- _Aim of the exercise_
Transcribe everything in the data word for word. Pictures are left out.

————————

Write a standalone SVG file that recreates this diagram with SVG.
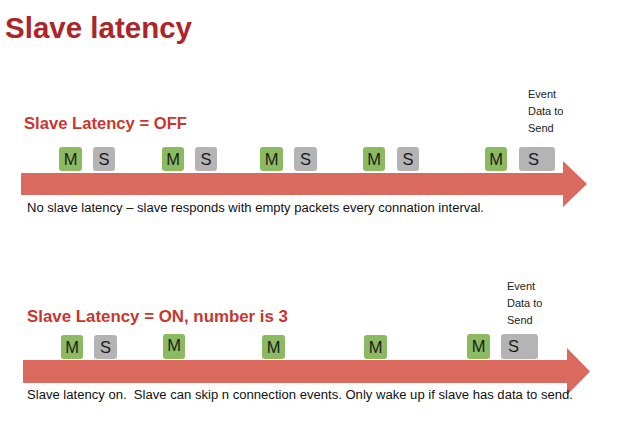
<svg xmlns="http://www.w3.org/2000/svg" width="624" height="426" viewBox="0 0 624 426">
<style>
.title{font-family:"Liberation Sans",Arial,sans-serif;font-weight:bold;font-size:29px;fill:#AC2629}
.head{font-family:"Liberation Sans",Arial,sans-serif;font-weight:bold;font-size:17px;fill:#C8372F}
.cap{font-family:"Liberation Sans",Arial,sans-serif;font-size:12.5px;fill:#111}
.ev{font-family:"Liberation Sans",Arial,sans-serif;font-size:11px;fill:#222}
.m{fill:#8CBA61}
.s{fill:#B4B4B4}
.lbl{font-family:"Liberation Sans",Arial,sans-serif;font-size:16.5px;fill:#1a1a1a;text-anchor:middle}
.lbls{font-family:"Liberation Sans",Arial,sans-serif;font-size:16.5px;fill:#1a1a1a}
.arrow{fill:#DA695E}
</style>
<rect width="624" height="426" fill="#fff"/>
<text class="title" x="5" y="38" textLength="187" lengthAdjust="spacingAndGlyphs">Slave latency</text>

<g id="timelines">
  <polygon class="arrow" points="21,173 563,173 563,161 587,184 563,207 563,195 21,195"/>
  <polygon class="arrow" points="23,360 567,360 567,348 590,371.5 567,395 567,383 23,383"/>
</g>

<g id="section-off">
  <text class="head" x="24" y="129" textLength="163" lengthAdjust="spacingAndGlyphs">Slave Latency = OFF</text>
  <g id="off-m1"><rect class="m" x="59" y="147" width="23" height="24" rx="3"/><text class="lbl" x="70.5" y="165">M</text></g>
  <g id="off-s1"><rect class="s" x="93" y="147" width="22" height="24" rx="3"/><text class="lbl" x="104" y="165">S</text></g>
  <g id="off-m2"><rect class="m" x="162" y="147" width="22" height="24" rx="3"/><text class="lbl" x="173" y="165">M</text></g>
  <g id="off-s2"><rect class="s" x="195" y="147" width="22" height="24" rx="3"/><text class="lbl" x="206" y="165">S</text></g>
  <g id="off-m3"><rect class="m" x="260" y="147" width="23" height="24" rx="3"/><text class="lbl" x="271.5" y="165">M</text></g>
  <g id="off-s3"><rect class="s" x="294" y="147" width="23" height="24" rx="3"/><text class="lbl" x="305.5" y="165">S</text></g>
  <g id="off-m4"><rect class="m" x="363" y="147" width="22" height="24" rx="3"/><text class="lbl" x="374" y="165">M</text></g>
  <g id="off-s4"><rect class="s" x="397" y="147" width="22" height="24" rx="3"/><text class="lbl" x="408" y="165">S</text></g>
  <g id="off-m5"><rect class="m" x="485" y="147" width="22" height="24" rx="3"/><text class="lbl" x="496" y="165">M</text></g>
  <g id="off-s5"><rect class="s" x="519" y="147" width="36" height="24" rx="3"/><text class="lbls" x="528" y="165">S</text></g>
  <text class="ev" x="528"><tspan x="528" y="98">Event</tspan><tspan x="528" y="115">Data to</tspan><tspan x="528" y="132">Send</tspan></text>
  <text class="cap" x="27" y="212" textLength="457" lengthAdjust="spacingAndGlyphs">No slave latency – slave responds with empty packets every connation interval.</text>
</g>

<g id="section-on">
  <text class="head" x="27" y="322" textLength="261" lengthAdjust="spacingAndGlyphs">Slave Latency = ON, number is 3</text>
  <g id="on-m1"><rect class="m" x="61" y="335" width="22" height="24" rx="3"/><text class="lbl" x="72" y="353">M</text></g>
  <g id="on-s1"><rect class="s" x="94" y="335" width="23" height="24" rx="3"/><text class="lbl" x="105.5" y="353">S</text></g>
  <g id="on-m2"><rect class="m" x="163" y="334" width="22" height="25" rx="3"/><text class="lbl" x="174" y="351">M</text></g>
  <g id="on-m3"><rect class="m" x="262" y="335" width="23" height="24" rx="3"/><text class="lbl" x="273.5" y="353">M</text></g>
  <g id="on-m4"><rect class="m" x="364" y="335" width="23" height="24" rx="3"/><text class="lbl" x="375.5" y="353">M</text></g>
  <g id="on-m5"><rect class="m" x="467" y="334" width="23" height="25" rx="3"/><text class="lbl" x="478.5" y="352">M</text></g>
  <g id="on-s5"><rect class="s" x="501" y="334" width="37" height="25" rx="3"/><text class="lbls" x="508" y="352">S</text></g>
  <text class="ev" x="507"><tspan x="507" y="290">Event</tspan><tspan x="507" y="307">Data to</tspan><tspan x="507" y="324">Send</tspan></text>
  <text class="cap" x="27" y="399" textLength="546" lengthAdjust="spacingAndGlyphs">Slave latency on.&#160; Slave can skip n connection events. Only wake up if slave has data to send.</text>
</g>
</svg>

————————

- _Written solution_
Write a standalone SVG file that recreates this diagram with SVG.
<svg xmlns="http://www.w3.org/2000/svg" width="624" height="426" viewBox="0 0 624 426">
<style>
.title{font-family:"Liberation Sans",Arial,sans-serif;font-weight:bold;font-size:29px;fill:#AC2629}
.head{font-family:"Liberation Sans",Arial,sans-serif;font-weight:bold;font-size:17px;fill:#C8372F}
.cap{font-family:"Liberation Sans",Arial,sans-serif;font-size:12.5px;fill:#111}
.ev{font-family:"Liberation Sans",Arial,sans-serif;font-size:11px;fill:#222}
.m{fill:#8CBA61}
.s{fill:#B4B4B4}
.lbl{font-family:"Liberation Sans",Arial,sans-serif;font-size:16.5px;fill:#1a1a1a;text-anchor:middle}
.lbls{font-family:"Liberation Sans",Arial,sans-serif;font-size:16.5px;fill:#1a1a1a}
.arrow{fill:#DA695E}
</style>
<rect width="624" height="426" fill="#fff"/>
<text class="title" x="5" y="38" textLength="187" lengthAdjust="spacingAndGlyphs">Slave latency</text>

<g id="timelines">
  <polygon class="arrow" points="21,173 563,173 563,161 587,184 563,207 563,195 21,195"/>
  <polygon class="arrow" points="23,360 567,360 567,348 590,371.5 567,395 567,383 23,383"/>
</g>

<g id="section-off">
  <text class="head" x="24" y="129" textLength="163" lengthAdjust="spacingAndGlyphs">Slave Latency = OFF</text>
  <g id="off-m1"><rect class="m" x="59" y="147" width="23" height="24" rx="3"/><text class="lbl" x="70.5" y="165">M</text></g>
  <g id="off-s1"><rect class="s" x="93" y="147" width="22" height="24" rx="3"/><text class="lbl" x="104" y="165">S</text></g>
  <g id="off-m2"><rect class="m" x="162" y="147" width="22" height="24" rx="3"/><text class="lbl" x="173" y="165">M</text></g>
  <g id="off-s2"><rect class="s" x="195" y="147" width="22" height="24" rx="3"/><text class="lbl" x="206" y="165">S</text></g>
  <g id="off-m3"><rect class="m" x="260" y="147" width="23" height="24" rx="3"/><text class="lbl" x="271.5" y="165">M</text></g>
  <g id="off-s3"><rect class="s" x="294" y="147" width="23" height="24" rx="3"/><text class="lbl" x="305.5" y="165">S</text></g>
  <g id="off-m4"><rect class="m" x="363" y="147" width="22" height="24" rx="3"/><text class="lbl" x="374" y="165">M</text></g>
  <g id="off-s4"><rect class="s" x="397" y="147" width="22" height="24" rx="3"/><text class="lbl" x="408" y="165">S</text></g>
  <g id="off-m5"><rect class="m" x="485" y="147" width="22" height="24" rx="3"/><text class="lbl" x="496" y="165">M</text></g>
  <g id="off-s5"><rect class="s" x="519" y="147" width="36" height="24" rx="3"/><text class="lbls" x="528" y="165">S</text></g>
  <text class="ev" x="528"><tspan x="528" y="98">Event</tspan><tspan x="528" y="115">Data to</tspan><tspan x="528" y="132">Send</tspan></text>
  <text class="cap" x="27" y="212" textLength="457" lengthAdjust="spacingAndGlyphs">No slave latency – slave responds with empty packets every connation interval.</text>
</g>

<g id="section-on">
  <text class="head" x="27" y="322" textLength="261" lengthAdjust="spacingAndGlyphs">Slave Latency = ON, number is 3</text>
  <g id="on-m1"><rect class="m" x="61" y="335" width="22" height="24" rx="3"/><text class="lbl" x="72" y="353">M</text></g>
  <g id="on-s1"><rect class="s" x="94" y="335" width="23" height="24" rx="3"/><text class="lbl" x="105.5" y="353">S</text></g>
  <g id="on-m2"><rect class="m" x="163" y="334" width="22" height="25" rx="3"/><text class="lbl" x="174" y="351">M</text></g>
  <g id="on-m3"><rect class="m" x="262" y="335" width="23" height="24" rx="3"/><text class="lbl" x="273.5" y="353">M</text></g>
  <g id="on-m4"><rect class="m" x="364" y="335" width="23" height="24" rx="3"/><text class="lbl" x="375.5" y="353">M</text></g>
  <g id="on-m5"><rect class="m" x="467" y="334" width="23" height="25" rx="3"/><text class="lbl" x="478.5" y="352">M</text></g>
  <g id="on-s5"><rect class="s" x="501" y="334" width="37" height="25" rx="3"/><text class="lbls" x="508" y="352">S</text></g>
  <text class="ev" x="507"><tspan x="507" y="290">Event</tspan><tspan x="507" y="307">Data to</tspan><tspan x="507" y="324">Send</tspan></text>
  <text class="cap" x="27" y="399" textLength="546" lengthAdjust="spacingAndGlyphs">Slave latency on.&#160; Slave can skip n connection events. Only wake up if slave has data to send.</text>
</g>
</svg>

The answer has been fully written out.